A weekly close below $400 would be the trigger. nVidia product cycles seem to last 6-8 quarters so its probably not going to happen any time soon.
Leave shorting to the few very few savvy and knowledge people who can successfully get away with it. Should you win on this position, your bad habit will simply be reinforced. Suggestion: keep putting money in the market via your tax efficient retirement account, year after year, decade after decade.
But that's not trading. This is afterall Elite Trader!! All you accomplish sticking your money in a retirement account is to retire with a healthy nest egg. Who wants to do that when you have a 95% chance of losing all your money day trading?

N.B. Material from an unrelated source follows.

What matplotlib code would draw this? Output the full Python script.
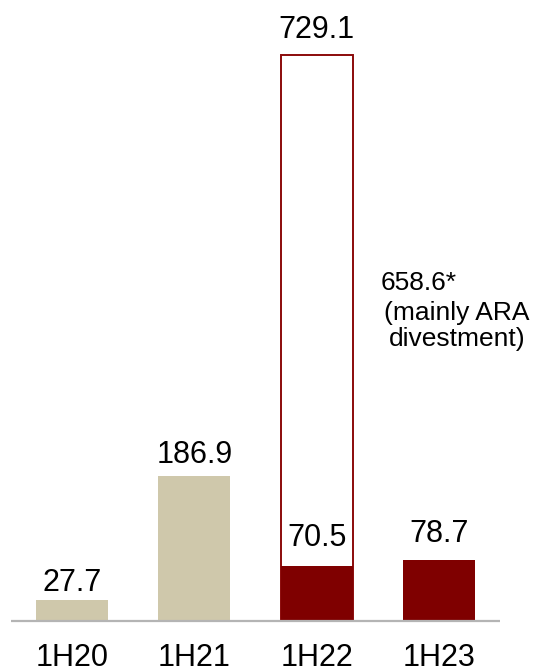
import matplotlib.pyplot as plt

plt.rcParams['font.family'] = ['Liberation Sans', 'DejaVu Sans']

# data
periods = ['1H20', '1H21', '1H22', '1H23']
values = [27.7, 186.9, 70.5, 78.7]
colors = ['#CFC8AB', '#CFC8AB', '#7F0000', '#7F0000']
total_1h22 = 729.1
one_off = 658.6
one_off_label = '658.6*'
one_off_note = '(mainly ARA\ndivestment)'

# label gaps above bar tops, in pixels
label_gap = [9, 13, 20, 18]

fig = plt.figure(figsize=(5.33, 6.72), dpi=100)
ax = fig.add_axes([0, 0, 1, 1])
ax.set_xlim(-0.589, 3.769)
ax.set_ylim(-65.7, 800.3)
ax.axis('off')

x = range(len(periods))
w = 0.59

# 1H22 total incl. one-off (outline only)
ax.bar(2, total_1h22, width=w, facecolor='white', edgecolor='#8B0A0A', linewidth=1.4, zorder=1)
ax.bar(x, values, width=w, color=colors, zorder=2)

ax.plot([-0.5, 3.5], [0, 0], color='#B4B4B4', lw=1.6, zorder=3, solid_capstyle='butt')

for i, v in enumerate(values):
    ax.annotate(f'{v:.1f}', (i, v), xytext=(0, label_gap[i] * 0.72), textcoords='offset points',
                ha='center', va='baseline', fontsize=22)
    ax.text(i, -48, periods[i], ha='center', va='center', fontsize=22)

ax.annotate(f'{total_1h22:.1f}', (2, total_1h22), xytext=(0, 17 * 0.72), textcoords='offset points',
            ha='center', va='baseline', fontsize=22)

ax.text(2.52, 436, one_off_label, ha='left', va='center', fontsize=19)
ax.text(3.148, 380, one_off_note, ha='center', va='center', fontsize=19, linespacing=1.1)

fig.savefig('out.png', dpi=100)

Only the reply from @ETJ and from @Overnight made some sense to me. Most other posters seemed to miss that I wrote “I’m stalking NVDA, building up a large short position (option spread). The reward to risk is phenomenal with limited risk”. (the 'option spread' and 'with limited risk' is the key) I’m not expecting NVDA to drop like a rock (unlike FX, stocks rarely have V-reversals). What I see is an overhead level which the big intuitions are watching as well, and they have a tendency to unload part of their profitable positions at such levels to rebalance their portfolios, and in such event the stock usually at least consolidates before it goes higher, or it can sell-off. That’s all there is to it. Meantime, I’m scaling in (building an option spread position) as NVDA meanders under the key overhead resistance, and so my biggest risk is actually drop in IV, and not so much price risk, plus Theta gives me some cushion if I’m wrong. If NVDA goes up through” my action” point (which is nearby, hence very limited risk), then I’ll adjust my time-spread structure into a diagonal time-spread, plus if needed I do gamma scalp around my longer-term-option spreads positions so I can most often (not always) get out for BE or with a profit even when I’m totally wrong on direction and/or timing. I take into consideration not just the underlaying, but also the current IV level, current skew and term structure, expected price move (magnitude, velocity and timing precision) which makes my trade a very low risk and high reward. Instead of ratio spreads, I usually prefer BWBs, but the current NVDA's IV is too low for a longer-term fly. Tony Saliba also used to sprinkle around spreads (usually flys with kickers), and I do the same although this time because of the Vega risk I went for directional time-spread (with a kicker).